Source data:
>> begin
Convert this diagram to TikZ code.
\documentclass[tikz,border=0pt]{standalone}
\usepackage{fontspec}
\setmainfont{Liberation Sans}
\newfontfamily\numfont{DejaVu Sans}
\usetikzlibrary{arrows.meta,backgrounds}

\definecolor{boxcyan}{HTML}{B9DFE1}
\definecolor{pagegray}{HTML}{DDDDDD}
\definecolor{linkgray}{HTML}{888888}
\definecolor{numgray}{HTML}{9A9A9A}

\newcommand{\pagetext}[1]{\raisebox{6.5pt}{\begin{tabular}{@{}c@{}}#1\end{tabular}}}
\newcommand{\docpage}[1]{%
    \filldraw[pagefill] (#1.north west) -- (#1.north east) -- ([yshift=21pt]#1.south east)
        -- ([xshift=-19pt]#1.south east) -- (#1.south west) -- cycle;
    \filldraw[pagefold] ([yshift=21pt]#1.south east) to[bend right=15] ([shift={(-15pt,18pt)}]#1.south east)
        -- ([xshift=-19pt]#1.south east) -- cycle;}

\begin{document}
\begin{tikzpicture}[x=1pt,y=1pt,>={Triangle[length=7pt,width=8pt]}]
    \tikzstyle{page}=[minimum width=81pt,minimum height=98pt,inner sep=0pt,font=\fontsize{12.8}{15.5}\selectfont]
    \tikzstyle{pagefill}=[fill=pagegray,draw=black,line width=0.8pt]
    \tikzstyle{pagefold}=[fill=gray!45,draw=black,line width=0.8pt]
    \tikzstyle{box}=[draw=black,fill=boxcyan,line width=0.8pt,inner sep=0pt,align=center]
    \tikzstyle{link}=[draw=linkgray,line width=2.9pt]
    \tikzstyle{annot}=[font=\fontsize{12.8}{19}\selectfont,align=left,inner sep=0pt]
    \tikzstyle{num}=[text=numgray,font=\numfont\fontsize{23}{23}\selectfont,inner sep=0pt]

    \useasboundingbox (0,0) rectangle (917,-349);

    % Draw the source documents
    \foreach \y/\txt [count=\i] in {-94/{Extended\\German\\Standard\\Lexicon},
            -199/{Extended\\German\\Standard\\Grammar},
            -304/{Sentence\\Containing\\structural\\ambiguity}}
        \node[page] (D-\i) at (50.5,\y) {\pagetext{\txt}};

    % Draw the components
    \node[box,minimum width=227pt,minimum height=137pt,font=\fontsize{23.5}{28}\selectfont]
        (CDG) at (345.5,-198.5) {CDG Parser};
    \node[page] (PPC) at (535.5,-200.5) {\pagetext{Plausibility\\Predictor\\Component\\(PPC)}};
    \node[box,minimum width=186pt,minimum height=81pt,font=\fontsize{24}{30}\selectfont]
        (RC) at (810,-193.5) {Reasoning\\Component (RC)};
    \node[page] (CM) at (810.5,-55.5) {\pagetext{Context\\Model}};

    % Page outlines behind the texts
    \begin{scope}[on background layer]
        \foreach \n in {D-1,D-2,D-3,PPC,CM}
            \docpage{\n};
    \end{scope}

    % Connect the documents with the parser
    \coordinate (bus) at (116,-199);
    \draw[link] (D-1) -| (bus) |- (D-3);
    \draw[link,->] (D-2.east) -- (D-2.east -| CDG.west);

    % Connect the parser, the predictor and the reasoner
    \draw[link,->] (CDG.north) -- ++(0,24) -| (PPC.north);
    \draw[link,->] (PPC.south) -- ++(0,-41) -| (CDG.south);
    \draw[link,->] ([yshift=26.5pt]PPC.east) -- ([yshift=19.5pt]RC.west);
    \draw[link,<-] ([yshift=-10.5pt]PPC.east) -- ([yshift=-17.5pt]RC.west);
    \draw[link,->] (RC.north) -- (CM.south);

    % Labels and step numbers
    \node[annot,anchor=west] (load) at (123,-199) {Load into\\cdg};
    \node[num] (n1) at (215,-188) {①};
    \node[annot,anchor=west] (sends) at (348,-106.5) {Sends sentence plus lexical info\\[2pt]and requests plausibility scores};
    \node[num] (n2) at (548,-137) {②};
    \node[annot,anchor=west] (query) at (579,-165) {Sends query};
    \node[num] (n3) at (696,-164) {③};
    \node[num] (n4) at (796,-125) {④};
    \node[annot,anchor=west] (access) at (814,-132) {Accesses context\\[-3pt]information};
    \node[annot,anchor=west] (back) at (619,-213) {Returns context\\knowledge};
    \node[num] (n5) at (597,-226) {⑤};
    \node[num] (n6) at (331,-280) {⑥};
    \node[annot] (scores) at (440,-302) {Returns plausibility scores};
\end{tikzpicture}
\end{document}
>> end
>> begin
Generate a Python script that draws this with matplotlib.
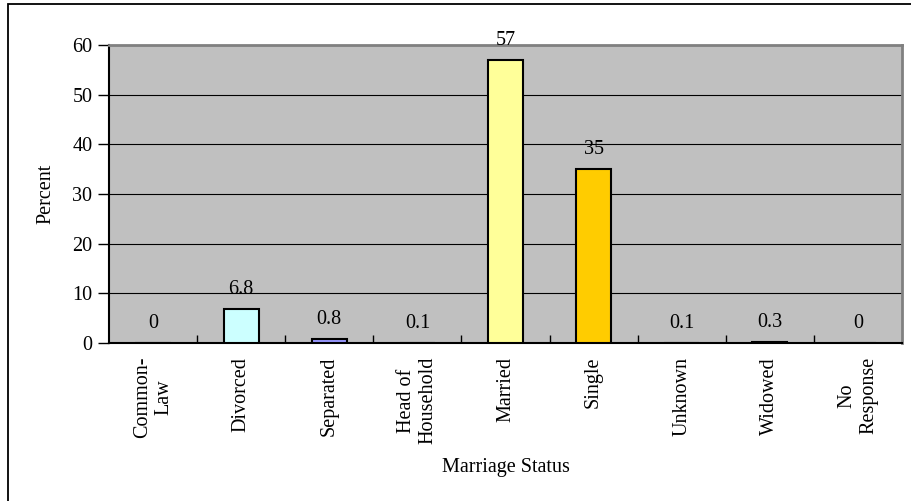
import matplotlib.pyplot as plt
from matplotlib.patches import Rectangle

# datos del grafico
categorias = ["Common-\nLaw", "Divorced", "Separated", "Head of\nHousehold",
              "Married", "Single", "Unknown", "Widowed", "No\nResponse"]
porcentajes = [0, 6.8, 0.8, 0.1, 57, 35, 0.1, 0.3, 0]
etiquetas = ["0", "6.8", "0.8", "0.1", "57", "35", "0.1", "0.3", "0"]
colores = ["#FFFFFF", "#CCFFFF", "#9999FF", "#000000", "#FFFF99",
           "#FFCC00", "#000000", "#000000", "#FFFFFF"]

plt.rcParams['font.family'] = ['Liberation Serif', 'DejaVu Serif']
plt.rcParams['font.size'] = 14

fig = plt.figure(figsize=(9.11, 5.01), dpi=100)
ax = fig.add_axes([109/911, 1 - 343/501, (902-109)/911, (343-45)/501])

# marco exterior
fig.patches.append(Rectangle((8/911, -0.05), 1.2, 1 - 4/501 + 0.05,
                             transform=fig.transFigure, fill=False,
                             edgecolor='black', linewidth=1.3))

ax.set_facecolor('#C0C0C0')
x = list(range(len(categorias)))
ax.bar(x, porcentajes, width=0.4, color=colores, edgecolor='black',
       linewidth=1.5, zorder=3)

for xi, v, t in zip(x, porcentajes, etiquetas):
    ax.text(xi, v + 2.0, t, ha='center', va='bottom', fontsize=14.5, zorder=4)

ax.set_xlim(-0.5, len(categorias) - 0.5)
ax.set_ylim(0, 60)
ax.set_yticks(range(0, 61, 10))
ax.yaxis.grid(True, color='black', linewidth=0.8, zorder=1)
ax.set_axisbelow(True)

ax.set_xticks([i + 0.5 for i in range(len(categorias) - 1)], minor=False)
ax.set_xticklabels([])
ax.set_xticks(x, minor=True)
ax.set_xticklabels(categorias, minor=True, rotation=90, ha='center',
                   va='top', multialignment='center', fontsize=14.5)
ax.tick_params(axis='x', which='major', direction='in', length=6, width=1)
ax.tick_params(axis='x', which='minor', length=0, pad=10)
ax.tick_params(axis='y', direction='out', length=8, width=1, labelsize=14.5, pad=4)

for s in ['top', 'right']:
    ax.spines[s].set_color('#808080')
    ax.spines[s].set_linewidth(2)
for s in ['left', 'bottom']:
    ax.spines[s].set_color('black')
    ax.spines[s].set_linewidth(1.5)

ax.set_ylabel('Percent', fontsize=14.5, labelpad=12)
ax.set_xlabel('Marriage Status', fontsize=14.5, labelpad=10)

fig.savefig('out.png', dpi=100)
>> end
Omit the pictures. Extract exactly the lines that begin with the one holding "Generate a Python" and end with the one holding "linewidth=1.5, zorder=3)", inclusive.

Generate a Python script that draws this with matplotlib.
import matplotlib.pyplot as plt
from matplotlib.patches import Rectangle

# datos del grafico
categorias = ["Common-\nLaw", "Divorced", "Separated", "Head of\nHousehold",
              "Married", "Single", "Unknown", "Widowed", "No\nResponse"]
porcentajes = [0, 6.8, 0.8, 0.1, 57, 35, 0.1, 0.3, 0]
etiquetas = ["0", "6.8", "0.8", "0.1", "57", "35", "0.1", "0.3", "0"]
colores = ["#FFFFFF", "#CCFFFF", "#9999FF", "#000000", "#FFFF99",
           "#FFCC00", "#000000", "#000000", "#FFFFFF"]

plt.rcParams['font.family'] = ['Liberation Serif', 'DejaVu Serif']
plt.rcParams['font.size'] = 14

fig = plt.figure(figsize=(9.11, 5.01), dpi=100)
ax = fig.add_axes([109/911, 1 - 343/501, (902-109)/911, (343-45)/501])

# marco exterior
fig.patches.append(Rectangle((8/911, -0.05), 1.2, 1 - 4/501 + 0.05,
                             transform=fig.transFigure, fill=False,
                             edgecolor='black', linewidth=1.3))

ax.set_facecolor('#C0C0C0')
x = list(range(len(categorias)))
ax.bar(x, porcentajes, width=0.4, color=colores, edgecolor='black',
       linewidth=1.5, zorder=3)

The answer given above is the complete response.